GOAL: Collect all lines containing the word "this" from the data.

Stored dataset items:

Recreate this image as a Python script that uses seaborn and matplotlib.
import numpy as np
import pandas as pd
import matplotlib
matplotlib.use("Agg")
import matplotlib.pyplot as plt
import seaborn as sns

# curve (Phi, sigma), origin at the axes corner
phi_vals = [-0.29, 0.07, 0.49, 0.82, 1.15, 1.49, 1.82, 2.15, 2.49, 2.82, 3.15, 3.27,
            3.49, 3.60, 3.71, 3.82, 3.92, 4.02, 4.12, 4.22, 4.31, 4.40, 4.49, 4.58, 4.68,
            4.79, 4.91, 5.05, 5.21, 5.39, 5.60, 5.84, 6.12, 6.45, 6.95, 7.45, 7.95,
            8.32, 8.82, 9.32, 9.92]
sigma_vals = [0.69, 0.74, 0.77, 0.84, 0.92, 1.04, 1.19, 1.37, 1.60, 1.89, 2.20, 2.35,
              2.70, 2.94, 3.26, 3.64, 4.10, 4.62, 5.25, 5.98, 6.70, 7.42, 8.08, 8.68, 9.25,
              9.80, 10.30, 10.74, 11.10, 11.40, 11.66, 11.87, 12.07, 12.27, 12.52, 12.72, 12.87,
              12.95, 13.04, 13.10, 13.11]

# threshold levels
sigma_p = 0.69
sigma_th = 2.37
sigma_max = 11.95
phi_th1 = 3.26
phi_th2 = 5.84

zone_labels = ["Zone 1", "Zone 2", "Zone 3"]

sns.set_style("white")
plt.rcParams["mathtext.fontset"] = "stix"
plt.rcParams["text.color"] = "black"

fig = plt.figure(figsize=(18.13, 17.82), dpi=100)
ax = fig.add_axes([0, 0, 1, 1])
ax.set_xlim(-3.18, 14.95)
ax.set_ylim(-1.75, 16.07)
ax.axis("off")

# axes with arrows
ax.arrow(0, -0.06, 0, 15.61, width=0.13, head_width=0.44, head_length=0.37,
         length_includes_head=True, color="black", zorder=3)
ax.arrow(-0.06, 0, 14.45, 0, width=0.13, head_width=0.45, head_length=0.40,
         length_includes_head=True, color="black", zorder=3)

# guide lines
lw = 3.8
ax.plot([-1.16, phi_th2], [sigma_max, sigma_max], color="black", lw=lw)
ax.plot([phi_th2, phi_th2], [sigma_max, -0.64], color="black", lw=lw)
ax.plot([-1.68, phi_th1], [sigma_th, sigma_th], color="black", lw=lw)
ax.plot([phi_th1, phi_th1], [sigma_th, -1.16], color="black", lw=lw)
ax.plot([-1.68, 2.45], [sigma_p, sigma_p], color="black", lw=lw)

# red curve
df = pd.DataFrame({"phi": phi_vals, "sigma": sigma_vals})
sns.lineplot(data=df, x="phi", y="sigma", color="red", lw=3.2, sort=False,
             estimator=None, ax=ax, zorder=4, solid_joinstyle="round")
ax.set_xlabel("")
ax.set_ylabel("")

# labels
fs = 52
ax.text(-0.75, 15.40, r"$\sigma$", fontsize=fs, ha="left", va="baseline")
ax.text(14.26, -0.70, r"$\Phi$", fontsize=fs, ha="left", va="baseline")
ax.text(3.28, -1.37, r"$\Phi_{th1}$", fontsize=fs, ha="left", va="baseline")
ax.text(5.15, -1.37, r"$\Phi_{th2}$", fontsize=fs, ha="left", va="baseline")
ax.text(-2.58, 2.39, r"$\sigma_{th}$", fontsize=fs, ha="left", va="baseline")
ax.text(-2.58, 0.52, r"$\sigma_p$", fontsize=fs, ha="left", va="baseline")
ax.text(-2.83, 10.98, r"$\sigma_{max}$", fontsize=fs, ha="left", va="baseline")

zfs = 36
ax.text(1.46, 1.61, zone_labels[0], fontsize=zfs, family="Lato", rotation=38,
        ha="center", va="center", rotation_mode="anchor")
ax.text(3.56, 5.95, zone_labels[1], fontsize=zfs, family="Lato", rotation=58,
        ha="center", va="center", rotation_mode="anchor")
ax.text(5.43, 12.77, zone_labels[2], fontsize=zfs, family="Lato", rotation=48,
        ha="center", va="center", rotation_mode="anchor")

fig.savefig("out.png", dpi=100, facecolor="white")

--

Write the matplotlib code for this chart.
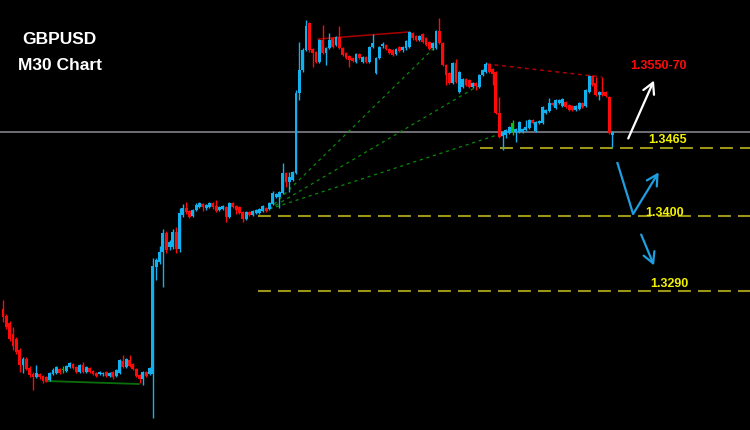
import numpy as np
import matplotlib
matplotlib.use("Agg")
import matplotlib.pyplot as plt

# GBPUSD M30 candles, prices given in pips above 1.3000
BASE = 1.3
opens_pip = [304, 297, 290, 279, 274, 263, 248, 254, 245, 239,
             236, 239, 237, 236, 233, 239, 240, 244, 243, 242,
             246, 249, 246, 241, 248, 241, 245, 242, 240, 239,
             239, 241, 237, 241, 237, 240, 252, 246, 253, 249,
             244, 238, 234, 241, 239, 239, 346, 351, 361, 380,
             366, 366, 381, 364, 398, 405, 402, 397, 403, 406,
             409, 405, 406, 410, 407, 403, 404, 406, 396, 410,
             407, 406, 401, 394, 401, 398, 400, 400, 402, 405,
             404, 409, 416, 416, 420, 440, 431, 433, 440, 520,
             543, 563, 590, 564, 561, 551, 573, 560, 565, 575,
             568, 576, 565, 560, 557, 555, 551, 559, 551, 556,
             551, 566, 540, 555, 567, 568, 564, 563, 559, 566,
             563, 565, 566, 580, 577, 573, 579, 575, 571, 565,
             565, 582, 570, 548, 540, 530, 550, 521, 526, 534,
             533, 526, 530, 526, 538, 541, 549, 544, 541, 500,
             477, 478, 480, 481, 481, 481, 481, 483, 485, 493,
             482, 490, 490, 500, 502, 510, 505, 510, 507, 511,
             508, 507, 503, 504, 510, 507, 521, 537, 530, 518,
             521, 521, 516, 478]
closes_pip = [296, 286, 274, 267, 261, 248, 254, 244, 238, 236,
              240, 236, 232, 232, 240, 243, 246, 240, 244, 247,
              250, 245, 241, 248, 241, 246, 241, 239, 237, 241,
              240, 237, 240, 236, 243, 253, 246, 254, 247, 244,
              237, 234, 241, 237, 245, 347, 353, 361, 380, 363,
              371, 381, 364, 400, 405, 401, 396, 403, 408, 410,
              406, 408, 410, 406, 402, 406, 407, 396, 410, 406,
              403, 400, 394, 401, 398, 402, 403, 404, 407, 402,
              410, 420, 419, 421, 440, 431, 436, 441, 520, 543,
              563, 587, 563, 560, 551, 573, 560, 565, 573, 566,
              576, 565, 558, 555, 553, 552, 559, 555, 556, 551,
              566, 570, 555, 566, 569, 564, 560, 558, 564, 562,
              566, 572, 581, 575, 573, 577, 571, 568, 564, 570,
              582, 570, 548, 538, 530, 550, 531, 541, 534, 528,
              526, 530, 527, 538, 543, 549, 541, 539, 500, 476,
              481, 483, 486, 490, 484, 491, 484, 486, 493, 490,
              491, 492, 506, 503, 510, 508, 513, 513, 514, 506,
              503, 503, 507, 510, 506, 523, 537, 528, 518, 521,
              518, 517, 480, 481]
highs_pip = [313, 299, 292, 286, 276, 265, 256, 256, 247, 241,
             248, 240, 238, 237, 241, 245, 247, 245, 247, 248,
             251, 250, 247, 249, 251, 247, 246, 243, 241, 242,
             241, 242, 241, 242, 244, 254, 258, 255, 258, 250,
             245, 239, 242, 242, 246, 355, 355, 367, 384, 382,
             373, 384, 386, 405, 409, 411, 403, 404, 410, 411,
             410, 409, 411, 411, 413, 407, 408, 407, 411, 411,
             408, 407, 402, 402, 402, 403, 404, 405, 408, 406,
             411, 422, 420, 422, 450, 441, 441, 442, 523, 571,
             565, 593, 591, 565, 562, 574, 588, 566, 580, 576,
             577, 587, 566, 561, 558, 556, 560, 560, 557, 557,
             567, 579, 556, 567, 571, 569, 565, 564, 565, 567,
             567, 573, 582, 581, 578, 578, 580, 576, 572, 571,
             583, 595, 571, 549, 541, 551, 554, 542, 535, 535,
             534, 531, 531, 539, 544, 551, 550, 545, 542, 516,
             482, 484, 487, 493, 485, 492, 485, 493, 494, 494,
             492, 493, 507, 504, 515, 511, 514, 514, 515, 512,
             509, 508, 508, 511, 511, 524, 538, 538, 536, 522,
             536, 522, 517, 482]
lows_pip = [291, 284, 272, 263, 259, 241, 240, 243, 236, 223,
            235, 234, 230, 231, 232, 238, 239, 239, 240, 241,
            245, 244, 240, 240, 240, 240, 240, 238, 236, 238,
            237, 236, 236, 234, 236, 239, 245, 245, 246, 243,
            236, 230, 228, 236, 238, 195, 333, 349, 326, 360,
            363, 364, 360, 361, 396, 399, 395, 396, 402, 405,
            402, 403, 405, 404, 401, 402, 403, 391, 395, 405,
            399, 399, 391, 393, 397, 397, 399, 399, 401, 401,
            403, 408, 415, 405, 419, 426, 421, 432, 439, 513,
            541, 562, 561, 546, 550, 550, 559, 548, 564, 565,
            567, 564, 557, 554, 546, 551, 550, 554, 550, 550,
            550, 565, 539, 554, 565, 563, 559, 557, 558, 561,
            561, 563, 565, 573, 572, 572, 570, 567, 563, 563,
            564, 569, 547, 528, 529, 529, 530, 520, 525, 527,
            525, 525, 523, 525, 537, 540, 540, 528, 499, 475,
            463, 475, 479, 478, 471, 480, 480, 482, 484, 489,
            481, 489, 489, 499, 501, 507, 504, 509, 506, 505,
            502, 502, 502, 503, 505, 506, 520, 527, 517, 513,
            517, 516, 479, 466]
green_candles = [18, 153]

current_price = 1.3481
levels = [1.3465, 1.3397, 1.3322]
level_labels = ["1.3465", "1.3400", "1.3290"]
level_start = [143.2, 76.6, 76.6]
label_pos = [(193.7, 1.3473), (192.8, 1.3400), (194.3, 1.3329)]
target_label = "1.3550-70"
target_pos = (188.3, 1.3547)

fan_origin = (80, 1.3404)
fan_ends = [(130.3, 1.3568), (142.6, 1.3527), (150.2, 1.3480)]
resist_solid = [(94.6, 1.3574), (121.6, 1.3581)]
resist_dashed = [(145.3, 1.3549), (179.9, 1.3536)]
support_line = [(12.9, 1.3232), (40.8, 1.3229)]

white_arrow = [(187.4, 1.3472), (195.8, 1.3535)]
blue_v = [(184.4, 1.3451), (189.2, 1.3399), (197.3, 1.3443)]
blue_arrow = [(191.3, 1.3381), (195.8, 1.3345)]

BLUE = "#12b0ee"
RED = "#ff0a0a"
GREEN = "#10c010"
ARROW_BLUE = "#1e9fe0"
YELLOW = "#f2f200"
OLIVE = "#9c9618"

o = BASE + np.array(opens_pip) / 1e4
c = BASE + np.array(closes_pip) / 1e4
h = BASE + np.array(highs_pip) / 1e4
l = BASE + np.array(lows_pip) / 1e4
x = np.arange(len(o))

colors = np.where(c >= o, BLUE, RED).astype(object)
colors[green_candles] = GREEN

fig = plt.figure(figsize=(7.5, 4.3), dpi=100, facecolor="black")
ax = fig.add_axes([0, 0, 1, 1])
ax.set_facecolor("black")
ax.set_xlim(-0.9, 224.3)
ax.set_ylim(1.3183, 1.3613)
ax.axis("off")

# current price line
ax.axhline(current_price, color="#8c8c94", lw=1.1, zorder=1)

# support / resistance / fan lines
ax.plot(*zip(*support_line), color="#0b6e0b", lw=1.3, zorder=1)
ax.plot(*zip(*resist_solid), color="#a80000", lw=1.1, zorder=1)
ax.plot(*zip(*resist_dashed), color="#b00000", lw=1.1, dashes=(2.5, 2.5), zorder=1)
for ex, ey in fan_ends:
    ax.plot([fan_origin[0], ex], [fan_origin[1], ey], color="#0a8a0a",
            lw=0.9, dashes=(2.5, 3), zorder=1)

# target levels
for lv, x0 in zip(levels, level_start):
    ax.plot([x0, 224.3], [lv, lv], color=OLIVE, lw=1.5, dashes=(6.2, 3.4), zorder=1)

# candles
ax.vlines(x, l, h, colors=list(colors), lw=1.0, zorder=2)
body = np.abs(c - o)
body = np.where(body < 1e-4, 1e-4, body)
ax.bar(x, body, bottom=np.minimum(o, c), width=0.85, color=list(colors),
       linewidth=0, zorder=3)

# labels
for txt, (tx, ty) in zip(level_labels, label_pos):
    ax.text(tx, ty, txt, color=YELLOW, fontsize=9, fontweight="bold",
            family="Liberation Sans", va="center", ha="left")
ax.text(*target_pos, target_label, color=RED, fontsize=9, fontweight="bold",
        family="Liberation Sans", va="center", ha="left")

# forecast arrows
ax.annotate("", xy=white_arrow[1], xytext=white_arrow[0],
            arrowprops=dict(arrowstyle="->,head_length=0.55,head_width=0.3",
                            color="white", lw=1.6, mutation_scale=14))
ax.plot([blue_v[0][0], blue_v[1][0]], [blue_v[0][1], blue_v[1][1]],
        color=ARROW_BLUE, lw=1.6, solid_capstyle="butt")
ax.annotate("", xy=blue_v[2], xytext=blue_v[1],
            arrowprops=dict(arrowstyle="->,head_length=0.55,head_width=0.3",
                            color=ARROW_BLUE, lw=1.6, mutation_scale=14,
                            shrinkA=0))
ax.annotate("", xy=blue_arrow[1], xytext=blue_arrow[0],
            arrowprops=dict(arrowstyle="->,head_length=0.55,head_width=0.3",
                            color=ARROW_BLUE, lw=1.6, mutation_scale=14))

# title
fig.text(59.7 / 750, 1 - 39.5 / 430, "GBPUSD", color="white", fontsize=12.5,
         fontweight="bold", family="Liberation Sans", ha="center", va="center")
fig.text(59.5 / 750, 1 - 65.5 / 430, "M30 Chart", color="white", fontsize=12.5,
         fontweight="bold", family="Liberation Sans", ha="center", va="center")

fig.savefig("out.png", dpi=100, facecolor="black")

==

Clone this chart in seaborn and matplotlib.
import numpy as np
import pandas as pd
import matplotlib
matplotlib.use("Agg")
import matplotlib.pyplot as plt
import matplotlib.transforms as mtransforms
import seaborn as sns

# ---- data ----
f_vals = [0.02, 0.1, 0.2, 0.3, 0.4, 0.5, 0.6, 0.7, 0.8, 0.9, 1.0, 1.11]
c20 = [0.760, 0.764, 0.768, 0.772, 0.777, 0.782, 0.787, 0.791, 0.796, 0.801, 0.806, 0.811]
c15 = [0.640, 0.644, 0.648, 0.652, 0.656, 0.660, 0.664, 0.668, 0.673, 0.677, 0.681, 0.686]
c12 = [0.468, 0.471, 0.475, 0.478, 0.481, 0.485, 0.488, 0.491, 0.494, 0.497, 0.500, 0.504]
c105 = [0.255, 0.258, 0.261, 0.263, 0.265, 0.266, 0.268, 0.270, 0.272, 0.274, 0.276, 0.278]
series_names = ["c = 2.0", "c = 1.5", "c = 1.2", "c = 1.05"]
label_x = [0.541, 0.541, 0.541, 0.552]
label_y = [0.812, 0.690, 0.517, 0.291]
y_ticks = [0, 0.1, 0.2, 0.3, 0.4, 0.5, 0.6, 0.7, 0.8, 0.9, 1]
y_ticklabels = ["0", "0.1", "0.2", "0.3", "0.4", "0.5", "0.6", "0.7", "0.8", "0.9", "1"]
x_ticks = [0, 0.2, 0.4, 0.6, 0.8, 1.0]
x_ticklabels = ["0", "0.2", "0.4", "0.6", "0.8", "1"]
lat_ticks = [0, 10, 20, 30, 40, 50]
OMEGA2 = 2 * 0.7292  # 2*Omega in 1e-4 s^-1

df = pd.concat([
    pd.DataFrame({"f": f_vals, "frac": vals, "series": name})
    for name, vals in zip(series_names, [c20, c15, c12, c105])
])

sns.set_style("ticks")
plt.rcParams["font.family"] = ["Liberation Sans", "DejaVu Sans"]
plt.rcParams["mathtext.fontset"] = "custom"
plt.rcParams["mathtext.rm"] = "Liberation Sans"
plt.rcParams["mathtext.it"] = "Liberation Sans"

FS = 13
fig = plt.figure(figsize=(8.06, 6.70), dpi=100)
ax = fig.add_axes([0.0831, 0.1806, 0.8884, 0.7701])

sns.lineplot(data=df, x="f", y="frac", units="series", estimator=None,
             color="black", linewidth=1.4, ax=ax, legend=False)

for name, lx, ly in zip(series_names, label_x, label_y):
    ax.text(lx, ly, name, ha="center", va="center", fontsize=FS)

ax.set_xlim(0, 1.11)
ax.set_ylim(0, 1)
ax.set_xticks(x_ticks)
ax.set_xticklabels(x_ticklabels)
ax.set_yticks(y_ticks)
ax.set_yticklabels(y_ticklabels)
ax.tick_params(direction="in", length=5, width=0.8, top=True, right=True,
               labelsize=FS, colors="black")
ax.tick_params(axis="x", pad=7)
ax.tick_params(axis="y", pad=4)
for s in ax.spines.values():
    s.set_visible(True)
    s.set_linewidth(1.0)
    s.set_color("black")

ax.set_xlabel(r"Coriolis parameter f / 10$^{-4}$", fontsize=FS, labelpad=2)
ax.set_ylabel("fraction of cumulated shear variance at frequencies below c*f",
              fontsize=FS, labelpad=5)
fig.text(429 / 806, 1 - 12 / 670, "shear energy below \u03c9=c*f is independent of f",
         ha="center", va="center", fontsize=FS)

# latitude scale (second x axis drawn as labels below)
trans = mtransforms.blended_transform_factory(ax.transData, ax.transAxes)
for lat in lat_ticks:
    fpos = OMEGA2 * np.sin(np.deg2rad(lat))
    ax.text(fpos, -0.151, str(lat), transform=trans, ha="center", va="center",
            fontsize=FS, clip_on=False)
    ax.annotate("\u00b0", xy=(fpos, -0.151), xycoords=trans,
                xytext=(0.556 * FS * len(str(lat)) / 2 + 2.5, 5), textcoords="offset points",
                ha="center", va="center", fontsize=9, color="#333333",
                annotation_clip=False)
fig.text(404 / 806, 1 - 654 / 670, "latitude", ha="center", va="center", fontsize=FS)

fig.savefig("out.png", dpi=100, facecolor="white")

CORRECT ANSWER:
Recreate this image as a Python script that uses seaborn and matplotlib.
Write the matplotlib code for this chart.
Clone this chart in seaborn and matplotlib.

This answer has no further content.